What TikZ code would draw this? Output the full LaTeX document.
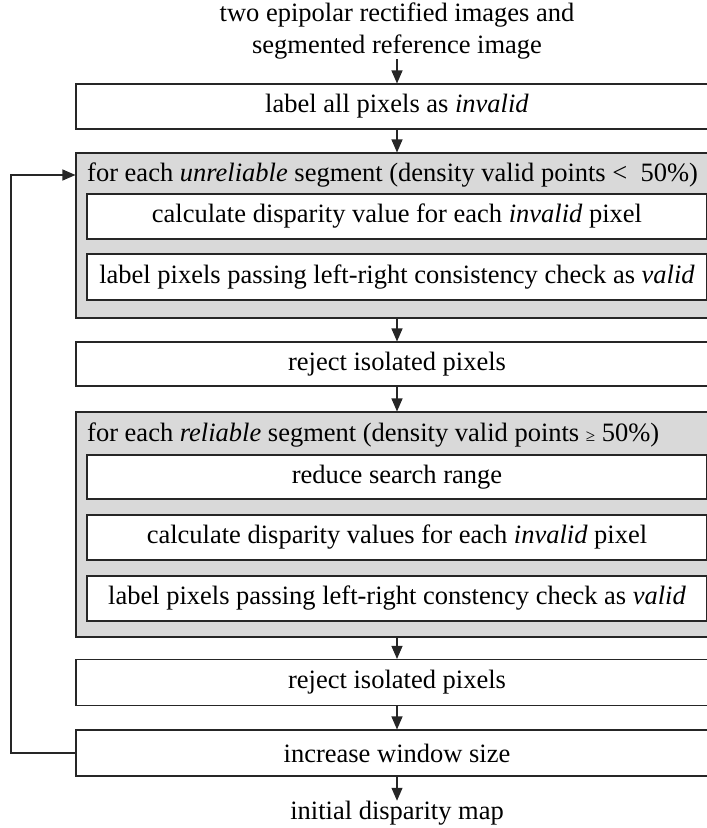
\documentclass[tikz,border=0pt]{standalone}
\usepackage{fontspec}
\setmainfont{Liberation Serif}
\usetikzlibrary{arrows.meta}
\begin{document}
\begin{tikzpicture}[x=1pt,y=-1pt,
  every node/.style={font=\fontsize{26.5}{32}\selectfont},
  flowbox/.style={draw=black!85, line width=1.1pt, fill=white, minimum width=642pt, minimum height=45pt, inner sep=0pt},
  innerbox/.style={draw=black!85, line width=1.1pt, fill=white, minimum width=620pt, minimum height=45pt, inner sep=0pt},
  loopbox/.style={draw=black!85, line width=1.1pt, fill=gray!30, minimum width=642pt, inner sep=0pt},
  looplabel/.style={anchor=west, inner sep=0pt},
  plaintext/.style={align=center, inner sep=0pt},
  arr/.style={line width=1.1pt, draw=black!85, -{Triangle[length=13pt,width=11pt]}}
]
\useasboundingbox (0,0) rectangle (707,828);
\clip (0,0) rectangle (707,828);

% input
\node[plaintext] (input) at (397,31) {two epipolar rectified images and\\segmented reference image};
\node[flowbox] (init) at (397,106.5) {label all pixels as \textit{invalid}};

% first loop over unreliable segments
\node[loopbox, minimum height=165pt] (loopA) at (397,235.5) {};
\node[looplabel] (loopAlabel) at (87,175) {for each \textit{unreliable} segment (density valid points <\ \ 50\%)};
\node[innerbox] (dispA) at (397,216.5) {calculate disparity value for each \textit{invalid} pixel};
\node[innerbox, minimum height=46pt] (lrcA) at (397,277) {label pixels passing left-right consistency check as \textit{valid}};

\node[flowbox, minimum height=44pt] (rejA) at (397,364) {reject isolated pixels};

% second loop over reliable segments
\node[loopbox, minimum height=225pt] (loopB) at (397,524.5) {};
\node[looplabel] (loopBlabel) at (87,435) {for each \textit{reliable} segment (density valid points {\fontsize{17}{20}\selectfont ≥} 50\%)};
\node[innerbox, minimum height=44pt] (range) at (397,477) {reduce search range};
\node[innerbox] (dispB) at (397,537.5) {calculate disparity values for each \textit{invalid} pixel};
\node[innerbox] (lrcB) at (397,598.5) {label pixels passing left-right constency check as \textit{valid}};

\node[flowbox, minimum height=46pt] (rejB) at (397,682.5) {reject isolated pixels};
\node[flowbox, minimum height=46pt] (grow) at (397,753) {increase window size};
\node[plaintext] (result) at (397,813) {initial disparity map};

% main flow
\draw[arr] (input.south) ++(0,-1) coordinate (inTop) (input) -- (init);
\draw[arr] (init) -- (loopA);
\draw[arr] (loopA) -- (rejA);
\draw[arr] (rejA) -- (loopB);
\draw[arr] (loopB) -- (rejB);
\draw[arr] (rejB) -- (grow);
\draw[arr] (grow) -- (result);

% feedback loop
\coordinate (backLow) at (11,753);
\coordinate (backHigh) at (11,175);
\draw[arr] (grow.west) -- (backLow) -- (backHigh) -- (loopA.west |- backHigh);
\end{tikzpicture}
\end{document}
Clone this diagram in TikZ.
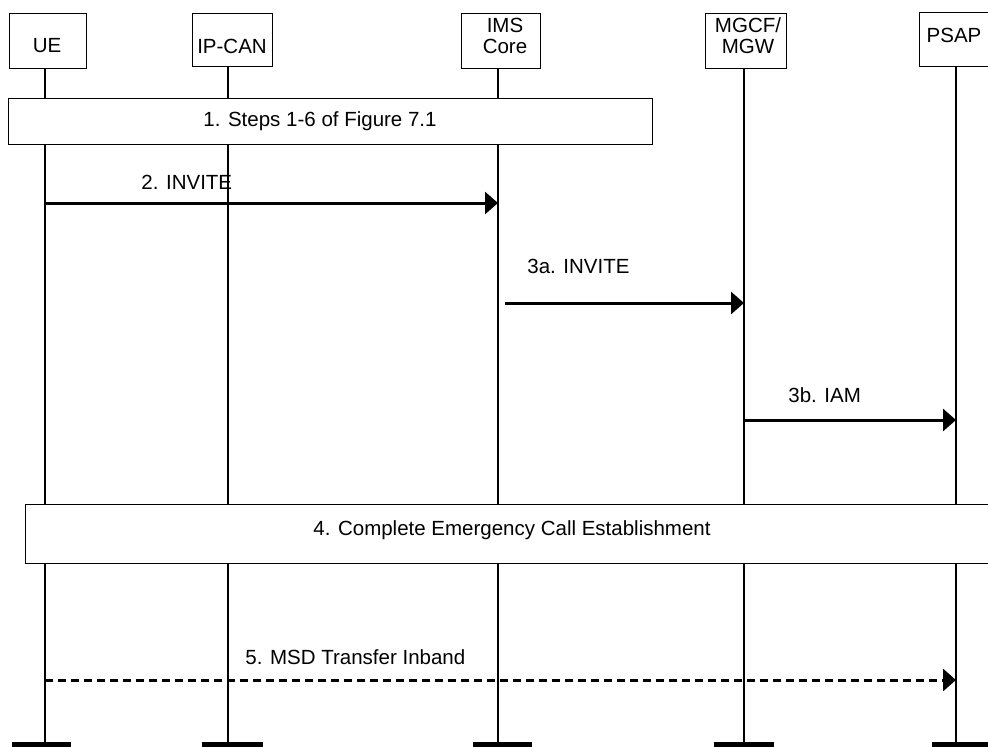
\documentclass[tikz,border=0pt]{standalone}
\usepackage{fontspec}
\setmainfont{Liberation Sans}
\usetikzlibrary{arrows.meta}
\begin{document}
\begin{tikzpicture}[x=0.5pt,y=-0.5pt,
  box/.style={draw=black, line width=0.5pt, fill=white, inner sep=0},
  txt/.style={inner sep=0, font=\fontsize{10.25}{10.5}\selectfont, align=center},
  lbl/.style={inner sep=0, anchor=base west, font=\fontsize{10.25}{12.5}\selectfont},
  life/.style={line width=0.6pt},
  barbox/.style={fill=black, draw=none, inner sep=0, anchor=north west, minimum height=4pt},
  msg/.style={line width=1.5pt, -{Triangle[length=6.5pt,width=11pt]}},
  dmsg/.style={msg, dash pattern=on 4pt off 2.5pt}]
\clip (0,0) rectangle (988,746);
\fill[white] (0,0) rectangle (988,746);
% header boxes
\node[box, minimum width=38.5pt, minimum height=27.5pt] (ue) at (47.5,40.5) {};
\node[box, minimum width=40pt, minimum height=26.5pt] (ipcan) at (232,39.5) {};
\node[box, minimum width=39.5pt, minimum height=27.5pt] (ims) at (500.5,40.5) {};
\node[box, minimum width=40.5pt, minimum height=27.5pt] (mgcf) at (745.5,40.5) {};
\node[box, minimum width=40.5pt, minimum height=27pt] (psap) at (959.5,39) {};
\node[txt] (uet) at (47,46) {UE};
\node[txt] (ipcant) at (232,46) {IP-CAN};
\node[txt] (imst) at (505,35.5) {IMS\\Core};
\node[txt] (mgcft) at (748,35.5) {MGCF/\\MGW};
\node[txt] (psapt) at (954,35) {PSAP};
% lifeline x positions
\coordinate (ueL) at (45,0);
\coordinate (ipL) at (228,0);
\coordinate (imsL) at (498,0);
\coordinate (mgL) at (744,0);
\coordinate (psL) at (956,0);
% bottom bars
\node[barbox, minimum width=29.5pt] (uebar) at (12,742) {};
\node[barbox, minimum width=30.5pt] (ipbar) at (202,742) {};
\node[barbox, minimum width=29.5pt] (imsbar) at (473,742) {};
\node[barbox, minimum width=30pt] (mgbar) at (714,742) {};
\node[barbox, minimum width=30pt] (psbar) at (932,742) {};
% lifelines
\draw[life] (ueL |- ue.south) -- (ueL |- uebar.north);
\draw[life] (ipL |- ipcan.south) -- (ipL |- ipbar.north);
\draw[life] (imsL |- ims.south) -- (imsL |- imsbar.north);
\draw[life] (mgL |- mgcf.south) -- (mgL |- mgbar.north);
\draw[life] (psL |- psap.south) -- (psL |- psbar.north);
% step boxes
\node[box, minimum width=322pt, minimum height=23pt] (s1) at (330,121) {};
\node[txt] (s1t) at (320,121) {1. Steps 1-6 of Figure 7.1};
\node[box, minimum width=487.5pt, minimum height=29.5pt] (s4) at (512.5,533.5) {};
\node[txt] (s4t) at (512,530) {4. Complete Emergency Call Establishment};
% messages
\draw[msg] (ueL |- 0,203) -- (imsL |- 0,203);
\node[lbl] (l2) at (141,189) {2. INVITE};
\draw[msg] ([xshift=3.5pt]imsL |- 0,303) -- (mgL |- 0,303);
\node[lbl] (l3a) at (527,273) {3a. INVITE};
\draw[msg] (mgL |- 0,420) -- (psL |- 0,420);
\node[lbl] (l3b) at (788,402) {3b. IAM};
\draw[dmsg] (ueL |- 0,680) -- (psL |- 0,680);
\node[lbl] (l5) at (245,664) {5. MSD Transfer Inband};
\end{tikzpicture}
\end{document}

*Challenge*. Excluding the pictures, reproduce every entry exactly as given.

*Response to this task*.
What TikZ code would draw this? Output the full LaTeX document.
\documentclass[tikz,border=0pt]{standalone}
\usepackage{fontspec}
\setmainfont{Liberation Serif}
\usetikzlibrary{arrows.meta}
\begin{document}
\begin{tikzpicture}[x=1pt,y=-1pt,
  every node/.style={font=\fontsize{26.5}{32}\selectfont},
  flowbox/.style={draw=black!85, line width=1.1pt, fill=white, minimum width=642pt, minimum height=45pt, inner sep=0pt},
  innerbox/.style={draw=black!85, line width=1.1pt, fill=white, minimum width=620pt, minimum height=45pt, inner sep=0pt},
  loopbox/.style={draw=black!85, line width=1.1pt, fill=gray!30, minimum width=642pt, inner sep=0pt},
  looplabel/.style={anchor=west, inner sep=0pt},
  plaintext/.style={align=center, inner sep=0pt},
  arr/.style={line width=1.1pt, draw=black!85, -{Triangle[length=13pt,width=11pt]}}
]
\useasboundingbox (0,0) rectangle (707,828);
\clip (0,0) rectangle (707,828);

% input
\node[plaintext] (input) at (397,31) {two epipolar rectified images and\\segmented reference image};
\node[flowbox] (init) at (397,106.5) {label all pixels as \textit{invalid}};

% first loop over unreliable segments
\node[loopbox, minimum height=165pt] (loopA) at (397,235.5) {};
\node[looplabel] (loopAlabel) at (87,175) {for each \textit{unreliable} segment (density valid points <\ \ 50\%)};
\node[innerbox] (dispA) at (397,216.5) {calculate disparity value for each \textit{invalid} pixel};
\node[innerbox, minimum height=46pt] (lrcA) at (397,277) {label pixels passing left-right consistency check as \textit{valid}};

\node[flowbox, minimum height=44pt] (rejA) at (397,364) {reject isolated pixels};

% second loop over reliable segments
\node[loopbox, minimum height=225pt] (loopB) at (397,524.5) {};
\node[looplabel] (loopBlabel) at (87,435) {for each \textit{reliable} segment (density valid points {\fontsize{17}{20}\selectfont ≥} 50\%)};
\node[innerbox, minimum height=44pt] (range) at (397,477) {reduce search range};
\node[innerbox] (dispB) at (397,537.5) {calculate disparity values for each \textit{invalid} pixel};
\node[innerbox] (lrcB) at (397,598.5) {label pixels passing left-right constency check as \textit{valid}};

\node[flowbox, minimum height=46pt] (rejB) at (397,682.5) {reject isolated pixels};
\node[flowbox, minimum height=46pt] (grow) at (397,753) {increase window size};
\node[plaintext] (result) at (397,813) {initial disparity map};

% main flow
\draw[arr] (input.south) ++(0,-1) coordinate (inTop) (input) -- (init);
\draw[arr] (init) -- (loopA);
\draw[arr] (loopA) -- (rejA);
\draw[arr] (rejA) -- (loopB);
\draw[arr] (loopB) -- (rejB);
\draw[arr] (rejB) -- (grow);
\draw[arr] (grow) -- (result);

% feedback loop
\coordinate (backLow) at (11,753);
\coordinate (backHigh) at (11,175);
\draw[arr] (grow.west) -- (backLow) -- (backHigh) -- (loopA.west |- backHigh);
\end{tikzpicture}
\end{document}
Clone this diagram in TikZ.
\documentclass[tikz,border=0pt]{standalone}
\usepackage{fontspec}
\setmainfont{Liberation Sans}
\usetikzlibrary{arrows.meta}
\begin{document}
\begin{tikzpicture}[x=0.5pt,y=-0.5pt,
  box/.style={draw=black, line width=0.5pt, fill=white, inner sep=0},
  txt/.style={inner sep=0, font=\fontsize{10.25}{10.5}\selectfont, align=center},
  lbl/.style={inner sep=0, anchor=base west, font=\fontsize{10.25}{12.5}\selectfont},
  life/.style={line width=0.6pt},
  barbox/.style={fill=black, draw=none, inner sep=0, anchor=north west, minimum height=4pt},
  msg/.style={line width=1.5pt, -{Triangle[length=6.5pt,width=11pt]}},
  dmsg/.style={msg, dash pattern=on 4pt off 2.5pt}]
\clip (0,0) rectangle (988,746);
\fill[white] (0,0) rectangle (988,746);
% header boxes
\node[box, minimum width=38.5pt, minimum height=27.5pt] (ue) at (47.5,40.5) {};
\node[box, minimum width=40pt, minimum height=26.5pt] (ipcan) at (232,39.5) {};
\node[box, minimum width=39.5pt, minimum height=27.5pt] (ims) at (500.5,40.5) {};
\node[box, minimum width=40.5pt, minimum height=27.5pt] (mgcf) at (745.5,40.5) {};
\node[box, minimum width=40.5pt, minimum height=27pt] (psap) at (959.5,39) {};
\node[txt] (uet) at (47,46) {UE};
\node[txt] (ipcant) at (232,46) {IP-CAN};
\node[txt] (imst) at (505,35.5) {IMS\\Core};
\node[txt] (mgcft) at (748,35.5) {MGCF/\\MGW};
\node[txt] (psapt) at (954,35) {PSAP};
% lifeline x positions
\coordinate (ueL) at (45,0);
\coordinate (ipL) at (228,0);
\coordinate (imsL) at (498,0);
\coordinate (mgL) at (744,0);
\coordinate (psL) at (956,0);
% bottom bars
\node[barbox, minimum width=29.5pt] (uebar) at (12,742) {};
\node[barbox, minimum width=30.5pt] (ipbar) at (202,742) {};
\node[barbox, minimum width=29.5pt] (imsbar) at (473,742) {};
\node[barbox, minimum width=30pt] (mgbar) at (714,742) {};
\node[barbox, minimum width=30pt] (psbar) at (932,742) {};
% lifelines
\draw[life] (ueL |- ue.south) -- (ueL |- uebar.north);
\draw[life] (ipL |- ipcan.south) -- (ipL |- ipbar.north);
\draw[life] (imsL |- ims.south) -- (imsL |- imsbar.north);
\draw[life] (mgL |- mgcf.south) -- (mgL |- mgbar.north);
\draw[life] (psL |- psap.south) -- (psL |- psbar.north);
% step boxes
\node[box, minimum width=322pt, minimum height=23pt] (s1) at (330,121) {};
\node[txt] (s1t) at (320,121) {1. Steps 1-6 of Figure 7.1};
\node[box, minimum width=487.5pt, minimum height=29.5pt] (s4) at (512.5,533.5) {};
\node[txt] (s4t) at (512,530) {4. Complete Emergency Call Establishment};
% messages
\draw[msg] (ueL |- 0,203) -- (imsL |- 0,203);
\node[lbl] (l2) at (141,189) {2. INVITE};
\draw[msg] ([xshift=3.5pt]imsL |- 0,303) -- (mgL |- 0,303);
\node[lbl] (l3a) at (527,273) {3a. INVITE};
\draw[msg] (mgL |- 0,420) -- (psL |- 0,420);
\node[lbl] (l3b) at (788,402) {3b. IAM};
\draw[dmsg] (ueL |- 0,680) -- (psL |- 0,680);
\node[lbl] (l5) at (245,664) {5. MSD Transfer Inband};
\end{tikzpicture}
\end{document}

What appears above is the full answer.